On paper, that result looked disappointing. The season had begun with a large-scale plan built around four wash plants, more than 60 machines and a target said to be worth around $31.5 million at prevailing gold prices. But as the months passed, frozen ground, lower-than-expected yields and difficult cuts forced the team to adjust expectations. The target was reportedly reduced to 7,500 ounces before the final total still came in below that revised figure.
Yet the text argues that the real story is more complicated than a simple failure. While the gold total disappointed, many crew members still ended the season with substantial earnings, reflecting how modern reality television mining combines wages, bonuses and screen exposure in ways that go beyond the weekly weigh-in.
At the centre of that story is foreman Mitch Blaschke, who is portrayed as one of the key reasons Parker’s wider operation remained functional during a difficult season. The account describes him as the crew’s dependable problem-solver, the person called on when hydraulic systems failed, parts were delayed, or machines broke down in the middle of the night. In that version of events, Mitch’s contribution was not measured only by gold totals, but by the fact that the mine kept running at all under severe pressure.
The article also outlines the broader structure of the operation, with Tyson Lee said to be overseeing two wash plants at Dominion Creek while Mitch and Brennan Ruault handled Sulphur Creek. Maintaining that scale was expensive. Weekly costs were described as exceeding $100,000, with every breakdown threatening not just productivity but the economics of the entire season.
Where the text becomes especially striking is in its breakdown of earnings. It claims entry-level workers on Parker’s team can start at around $28 an hour, with long weeks of roughly 75 hours pushing a full-season base salary to about $65,000. More experienced crew members are said to earn substantially more, with Brennan Ruault estimated at around $40 an hour, Tyson Lee in the $100,000 to $120,000 range for the season, and Mitch Blaschke on a base salary of roughly $130,000 before bonuses.
The source also describes a bonus structure tied to production, arguing that top crew members can add tens of thousands of dollars more if wash plants remain productive and downtime is limited. In this telling, the incentive is clear: every hour a plant sits idle hurts not only Parker’s business but also the earnings potential of the men running the equipment.
There is, however, another layer. According to the text, many junior workers benefit from free housing and meals in the Yukon, reducing living costs during the season and allowing them to save much more of what they earn.
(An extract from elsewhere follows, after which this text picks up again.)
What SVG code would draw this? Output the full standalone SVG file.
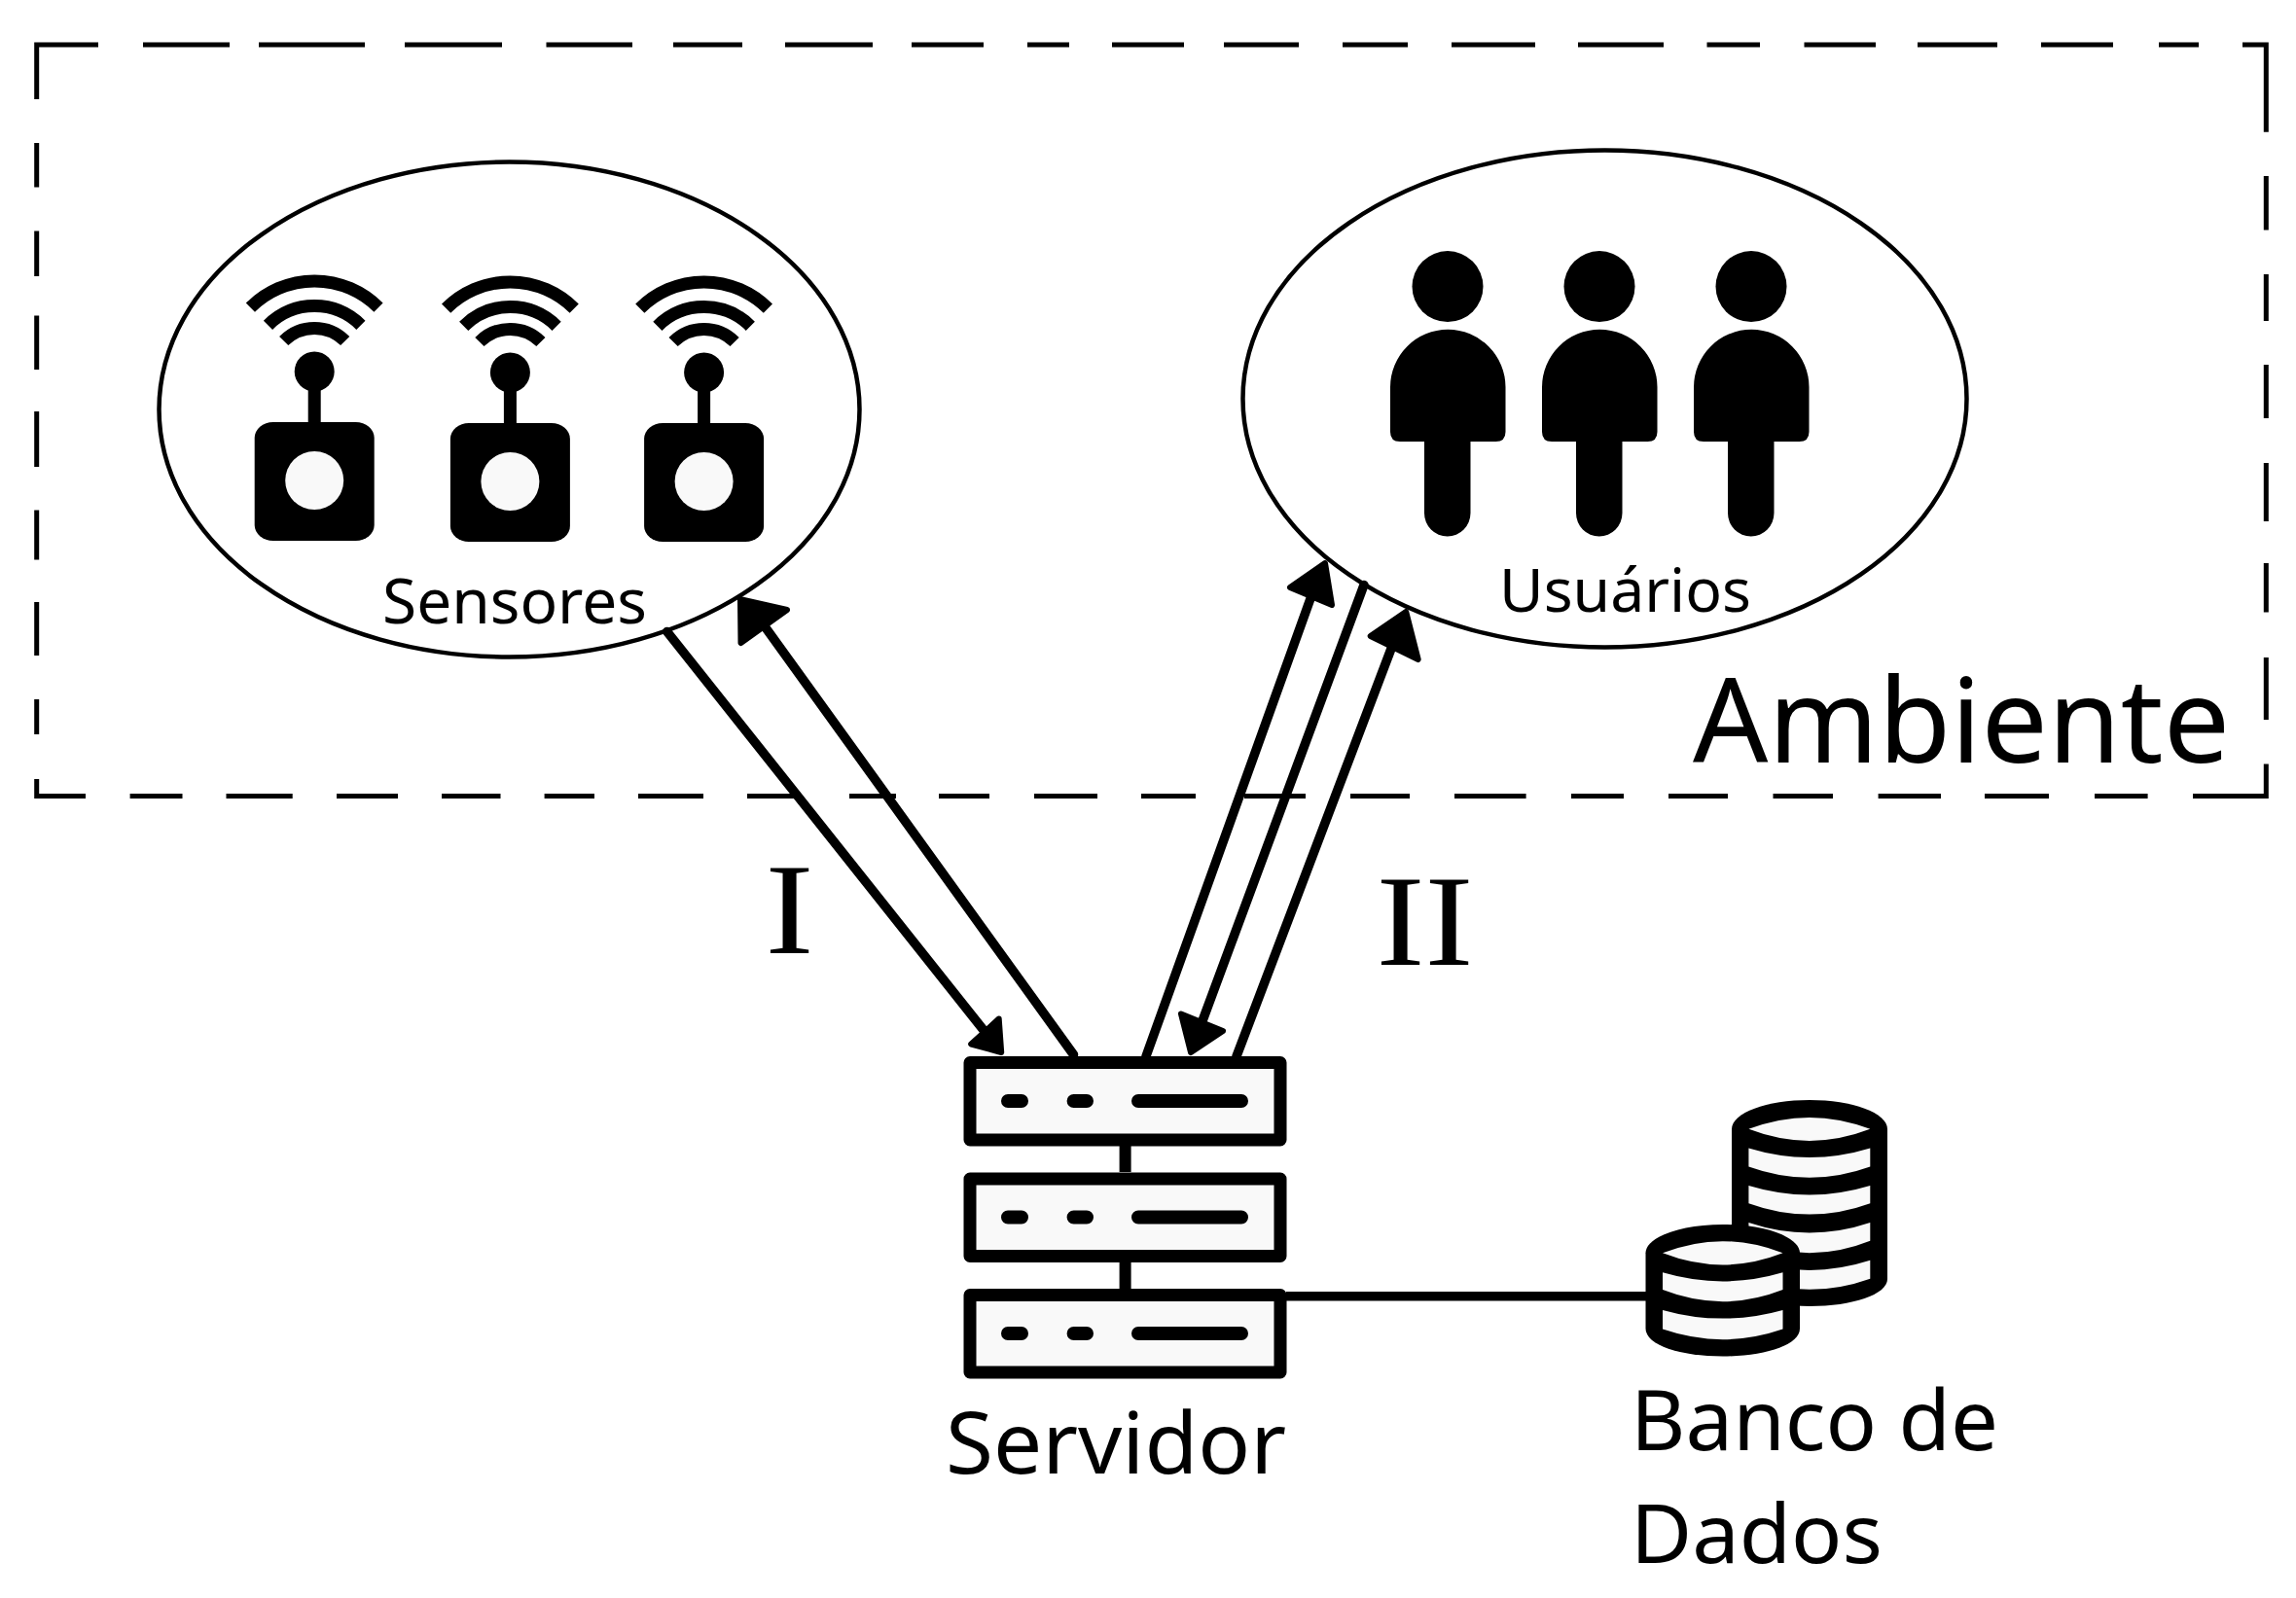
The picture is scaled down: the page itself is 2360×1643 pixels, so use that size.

In such an isolated and expensive mining environment, that is presented as a significant hidden advantage, even for those who do not receive the biggest performance bonuses.
The most dramatic claims concern television income. The account suggests that Gold Rush cast members earn substantial on-screen payments in addition to their mining income, with leading figures such as Parker Schnabel, Tony Beets and Rick Ness said to receive sizeable episode-based compensation. It goes further by estimating that crew members including Mitch, Brennan, Tyson and even newcomer Michael Thompson may have earned major additional sums from appearing on the programme.
Those figures, if accurate, would help explain why a season considered disappointing in mining terms could still leave individual cast members financially secure. But they should also be treated with caution. Pay estimates tied to television appearances are often difficult to verify independently, and the source presents them as part of a broader narrative rather than as confirmed contract data.
Even so, the overall picture is compelling. The text argues that while crew members still receive wages and, in some cases, television income during a difficult season, the greatest financial exposure remains with Parker Schnabel himself. He is the one responsible for land, equipment, fuel, payroll, repairs and the wider cost of keeping the operation alive. In that sense, gold still matters more to him than to anyone else.
That may be the clearest takeaway from this account of season 16. Gold Rush is not only a story about what comes out of the sluice box. It is also about labour, logistics, performance pressure and the unusual economics of a mining business that operates in front of cameras. For viewers, the final gold count may remain the headline number. But behind it sits a much larger system, one in which a disappointing season can still produce life-changing paydays for some, while leaving the biggest risk with the man at the top.